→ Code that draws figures
---

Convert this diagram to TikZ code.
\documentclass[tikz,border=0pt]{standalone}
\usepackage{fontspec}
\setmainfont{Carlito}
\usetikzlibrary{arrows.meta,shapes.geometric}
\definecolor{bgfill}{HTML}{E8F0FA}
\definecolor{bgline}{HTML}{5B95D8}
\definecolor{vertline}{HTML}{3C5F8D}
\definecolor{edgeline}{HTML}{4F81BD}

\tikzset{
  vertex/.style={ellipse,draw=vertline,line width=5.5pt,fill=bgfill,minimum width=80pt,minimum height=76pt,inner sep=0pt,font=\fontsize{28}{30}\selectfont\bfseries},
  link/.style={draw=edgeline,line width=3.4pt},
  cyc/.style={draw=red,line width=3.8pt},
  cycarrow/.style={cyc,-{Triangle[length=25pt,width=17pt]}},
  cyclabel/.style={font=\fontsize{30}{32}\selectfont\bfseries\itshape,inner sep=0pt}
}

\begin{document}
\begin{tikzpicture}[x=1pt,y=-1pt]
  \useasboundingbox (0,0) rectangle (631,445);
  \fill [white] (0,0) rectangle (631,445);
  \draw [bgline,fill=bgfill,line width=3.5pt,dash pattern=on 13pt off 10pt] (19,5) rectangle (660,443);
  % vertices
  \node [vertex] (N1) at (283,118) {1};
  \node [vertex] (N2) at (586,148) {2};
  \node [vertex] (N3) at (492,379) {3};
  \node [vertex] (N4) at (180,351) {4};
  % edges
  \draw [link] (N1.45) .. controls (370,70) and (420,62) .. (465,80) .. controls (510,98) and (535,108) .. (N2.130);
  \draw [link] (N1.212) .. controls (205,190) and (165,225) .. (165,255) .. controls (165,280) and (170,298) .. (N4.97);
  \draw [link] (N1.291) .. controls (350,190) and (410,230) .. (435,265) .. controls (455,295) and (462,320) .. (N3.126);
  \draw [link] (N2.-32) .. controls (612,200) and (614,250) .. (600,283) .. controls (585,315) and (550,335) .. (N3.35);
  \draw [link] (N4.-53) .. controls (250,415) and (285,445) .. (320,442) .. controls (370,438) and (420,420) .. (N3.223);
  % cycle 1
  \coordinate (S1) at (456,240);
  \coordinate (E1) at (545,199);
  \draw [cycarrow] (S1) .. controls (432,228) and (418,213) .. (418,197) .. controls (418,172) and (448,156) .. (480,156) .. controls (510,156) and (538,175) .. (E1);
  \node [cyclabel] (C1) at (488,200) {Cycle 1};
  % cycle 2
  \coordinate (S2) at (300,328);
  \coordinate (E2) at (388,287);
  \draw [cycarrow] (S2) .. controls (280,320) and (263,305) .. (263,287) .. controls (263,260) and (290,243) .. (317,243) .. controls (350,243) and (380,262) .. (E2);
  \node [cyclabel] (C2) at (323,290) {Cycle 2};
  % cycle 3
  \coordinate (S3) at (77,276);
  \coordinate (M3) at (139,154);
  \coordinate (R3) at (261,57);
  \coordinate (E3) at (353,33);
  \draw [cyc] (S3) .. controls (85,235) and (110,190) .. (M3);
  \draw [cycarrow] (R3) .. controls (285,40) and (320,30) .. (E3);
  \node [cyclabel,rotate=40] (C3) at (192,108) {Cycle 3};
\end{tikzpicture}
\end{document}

---

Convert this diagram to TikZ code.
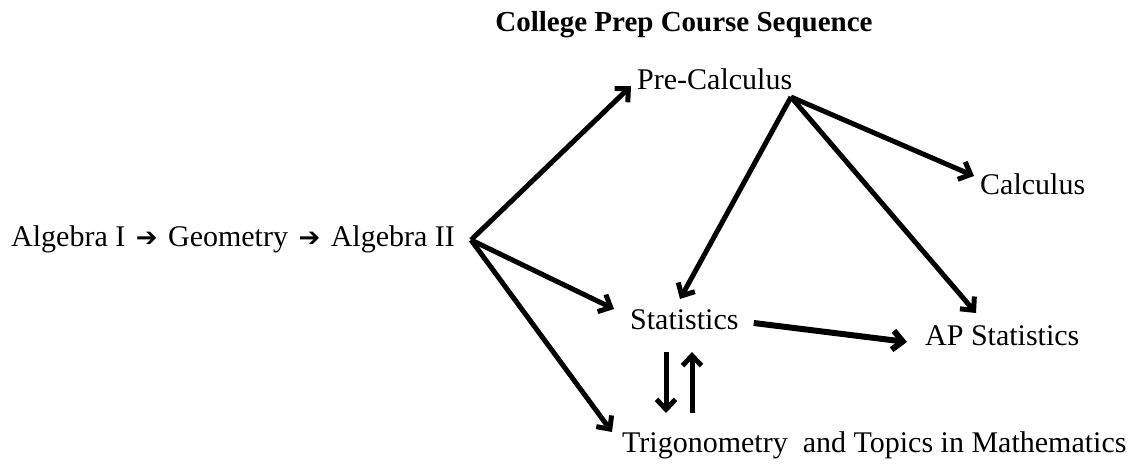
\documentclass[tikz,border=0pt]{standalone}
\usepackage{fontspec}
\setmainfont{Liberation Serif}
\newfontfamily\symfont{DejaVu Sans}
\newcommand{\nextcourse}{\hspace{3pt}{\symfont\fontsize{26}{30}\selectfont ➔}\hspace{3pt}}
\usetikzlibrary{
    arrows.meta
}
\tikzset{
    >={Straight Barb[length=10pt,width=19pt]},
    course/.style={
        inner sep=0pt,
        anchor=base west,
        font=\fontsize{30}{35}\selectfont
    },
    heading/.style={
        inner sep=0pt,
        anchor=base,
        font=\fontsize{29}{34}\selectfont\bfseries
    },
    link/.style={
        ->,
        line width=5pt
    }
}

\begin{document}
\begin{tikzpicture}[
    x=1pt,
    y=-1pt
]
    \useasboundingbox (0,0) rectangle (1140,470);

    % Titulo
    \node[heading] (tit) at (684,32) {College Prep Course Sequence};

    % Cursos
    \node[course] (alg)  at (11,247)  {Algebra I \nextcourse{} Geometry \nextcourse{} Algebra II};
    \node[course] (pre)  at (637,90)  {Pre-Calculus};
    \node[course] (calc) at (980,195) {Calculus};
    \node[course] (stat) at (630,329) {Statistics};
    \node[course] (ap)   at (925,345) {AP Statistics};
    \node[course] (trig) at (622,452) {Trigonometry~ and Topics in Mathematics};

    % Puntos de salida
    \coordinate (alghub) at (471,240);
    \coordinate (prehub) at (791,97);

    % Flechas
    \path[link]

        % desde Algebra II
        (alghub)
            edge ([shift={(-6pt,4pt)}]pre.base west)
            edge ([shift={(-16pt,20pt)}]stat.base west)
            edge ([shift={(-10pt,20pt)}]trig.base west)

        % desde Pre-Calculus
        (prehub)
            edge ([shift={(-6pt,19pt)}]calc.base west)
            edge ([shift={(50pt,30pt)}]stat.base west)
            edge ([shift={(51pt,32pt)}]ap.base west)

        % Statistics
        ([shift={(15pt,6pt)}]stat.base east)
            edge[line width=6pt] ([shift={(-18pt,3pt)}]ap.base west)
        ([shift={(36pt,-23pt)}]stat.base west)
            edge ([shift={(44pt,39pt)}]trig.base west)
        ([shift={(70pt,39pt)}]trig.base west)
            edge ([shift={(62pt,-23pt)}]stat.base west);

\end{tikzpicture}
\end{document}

---

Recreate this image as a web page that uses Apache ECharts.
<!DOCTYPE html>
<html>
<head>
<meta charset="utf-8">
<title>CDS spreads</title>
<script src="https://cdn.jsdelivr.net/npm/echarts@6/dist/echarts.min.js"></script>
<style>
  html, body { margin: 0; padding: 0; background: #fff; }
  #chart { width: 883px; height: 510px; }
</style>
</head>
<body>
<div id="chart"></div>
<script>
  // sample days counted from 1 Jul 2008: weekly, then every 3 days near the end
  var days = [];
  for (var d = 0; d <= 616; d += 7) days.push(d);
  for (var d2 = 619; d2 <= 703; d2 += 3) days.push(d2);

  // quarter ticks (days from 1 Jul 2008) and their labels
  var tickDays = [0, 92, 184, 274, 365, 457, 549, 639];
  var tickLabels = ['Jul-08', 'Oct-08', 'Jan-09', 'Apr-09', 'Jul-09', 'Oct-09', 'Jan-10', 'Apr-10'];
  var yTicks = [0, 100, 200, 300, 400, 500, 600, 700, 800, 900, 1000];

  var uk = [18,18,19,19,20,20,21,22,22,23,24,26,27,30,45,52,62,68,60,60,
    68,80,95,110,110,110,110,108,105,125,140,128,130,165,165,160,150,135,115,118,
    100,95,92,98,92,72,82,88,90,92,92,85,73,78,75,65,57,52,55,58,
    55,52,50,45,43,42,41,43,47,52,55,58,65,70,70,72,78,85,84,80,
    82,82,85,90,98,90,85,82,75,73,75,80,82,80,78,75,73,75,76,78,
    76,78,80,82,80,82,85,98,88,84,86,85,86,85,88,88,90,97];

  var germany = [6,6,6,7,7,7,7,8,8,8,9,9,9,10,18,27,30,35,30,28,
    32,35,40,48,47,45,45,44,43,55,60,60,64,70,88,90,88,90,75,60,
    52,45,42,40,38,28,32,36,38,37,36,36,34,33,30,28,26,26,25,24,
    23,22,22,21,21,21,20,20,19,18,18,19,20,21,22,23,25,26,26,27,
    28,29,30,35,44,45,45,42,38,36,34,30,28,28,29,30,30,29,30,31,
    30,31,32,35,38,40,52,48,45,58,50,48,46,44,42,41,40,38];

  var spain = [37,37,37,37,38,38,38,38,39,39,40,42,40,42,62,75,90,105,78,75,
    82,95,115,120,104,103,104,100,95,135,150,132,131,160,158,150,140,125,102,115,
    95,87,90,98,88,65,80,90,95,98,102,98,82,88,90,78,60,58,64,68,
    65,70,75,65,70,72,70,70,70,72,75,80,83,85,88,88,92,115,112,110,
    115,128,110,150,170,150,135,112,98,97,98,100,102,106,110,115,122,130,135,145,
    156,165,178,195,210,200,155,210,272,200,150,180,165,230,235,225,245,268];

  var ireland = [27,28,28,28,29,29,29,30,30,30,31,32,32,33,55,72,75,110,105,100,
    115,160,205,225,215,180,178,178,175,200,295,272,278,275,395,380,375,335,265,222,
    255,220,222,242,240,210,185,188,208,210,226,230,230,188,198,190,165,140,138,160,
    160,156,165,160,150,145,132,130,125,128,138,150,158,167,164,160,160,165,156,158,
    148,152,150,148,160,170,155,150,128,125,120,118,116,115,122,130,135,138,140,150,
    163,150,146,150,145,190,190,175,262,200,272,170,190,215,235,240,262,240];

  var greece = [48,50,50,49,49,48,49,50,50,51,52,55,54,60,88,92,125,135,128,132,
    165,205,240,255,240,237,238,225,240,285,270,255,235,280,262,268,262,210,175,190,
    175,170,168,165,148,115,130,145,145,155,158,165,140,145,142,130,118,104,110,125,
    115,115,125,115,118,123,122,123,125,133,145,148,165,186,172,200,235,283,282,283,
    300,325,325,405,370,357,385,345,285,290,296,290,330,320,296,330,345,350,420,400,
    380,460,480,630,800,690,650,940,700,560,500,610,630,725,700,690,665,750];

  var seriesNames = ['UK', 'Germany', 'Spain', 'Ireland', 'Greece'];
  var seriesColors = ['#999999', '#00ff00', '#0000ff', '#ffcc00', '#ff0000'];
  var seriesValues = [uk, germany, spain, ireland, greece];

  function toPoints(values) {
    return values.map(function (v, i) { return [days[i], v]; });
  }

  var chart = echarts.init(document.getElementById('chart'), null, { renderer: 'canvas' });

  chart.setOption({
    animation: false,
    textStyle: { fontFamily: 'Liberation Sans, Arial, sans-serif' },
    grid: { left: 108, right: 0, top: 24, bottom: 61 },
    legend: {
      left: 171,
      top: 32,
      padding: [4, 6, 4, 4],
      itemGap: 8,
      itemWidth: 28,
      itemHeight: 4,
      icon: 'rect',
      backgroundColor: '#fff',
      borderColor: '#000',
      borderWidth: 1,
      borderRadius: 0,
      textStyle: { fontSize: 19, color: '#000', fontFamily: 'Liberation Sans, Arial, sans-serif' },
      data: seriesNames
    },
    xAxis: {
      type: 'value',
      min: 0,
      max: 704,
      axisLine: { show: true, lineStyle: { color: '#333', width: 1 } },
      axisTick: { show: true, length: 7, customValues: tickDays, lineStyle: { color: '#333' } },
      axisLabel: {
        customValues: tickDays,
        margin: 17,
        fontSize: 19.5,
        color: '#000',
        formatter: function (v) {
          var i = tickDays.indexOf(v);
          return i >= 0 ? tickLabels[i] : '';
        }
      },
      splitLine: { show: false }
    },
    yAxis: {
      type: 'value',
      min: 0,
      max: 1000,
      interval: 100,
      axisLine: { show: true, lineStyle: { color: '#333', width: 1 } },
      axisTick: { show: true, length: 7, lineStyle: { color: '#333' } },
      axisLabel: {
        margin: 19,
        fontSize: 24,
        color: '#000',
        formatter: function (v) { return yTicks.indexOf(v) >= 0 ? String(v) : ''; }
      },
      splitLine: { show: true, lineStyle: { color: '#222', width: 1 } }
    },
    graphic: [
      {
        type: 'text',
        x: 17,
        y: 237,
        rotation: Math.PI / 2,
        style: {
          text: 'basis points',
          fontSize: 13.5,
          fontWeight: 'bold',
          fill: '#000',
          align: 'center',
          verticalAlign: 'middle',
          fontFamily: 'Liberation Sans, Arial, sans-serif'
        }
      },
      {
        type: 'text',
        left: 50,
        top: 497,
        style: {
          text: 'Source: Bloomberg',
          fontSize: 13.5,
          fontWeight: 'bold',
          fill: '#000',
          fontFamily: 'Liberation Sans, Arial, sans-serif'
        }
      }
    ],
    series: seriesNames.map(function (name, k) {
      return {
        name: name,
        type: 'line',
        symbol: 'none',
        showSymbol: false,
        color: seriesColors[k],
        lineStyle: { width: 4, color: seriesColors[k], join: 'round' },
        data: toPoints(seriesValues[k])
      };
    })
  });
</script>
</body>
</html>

---

→ WHAT IS REQUIRED
Copy exactly, and only, the lines from the one containing "Recreate this image" through the one containing "for (var d2".

→ ANSWER
Recreate this image as a web page that uses Apache ECharts.
<!DOCTYPE html>
<html>
<head>
<meta charset="utf-8">
<title>CDS spreads</title>
<script src="https://cdn.jsdelivr.net/npm/echarts@6/dist/echarts.min.js"></script>
<style>
  html, body { margin: 0; padding: 0; background: #fff; }
  #chart { width: 883px; height: 510px; }
</style>
</head>
<body>
<div id="chart"></div>
<script>
  // sample days counted from 1 Jul 2008: weekly, then every 3 days near the end
  var days = [];
  for (var d = 0; d <= 616; d += 7) days.push(d);
  for (var d2 = 619; d2 <= 703; d2 += 3) days.push(d2);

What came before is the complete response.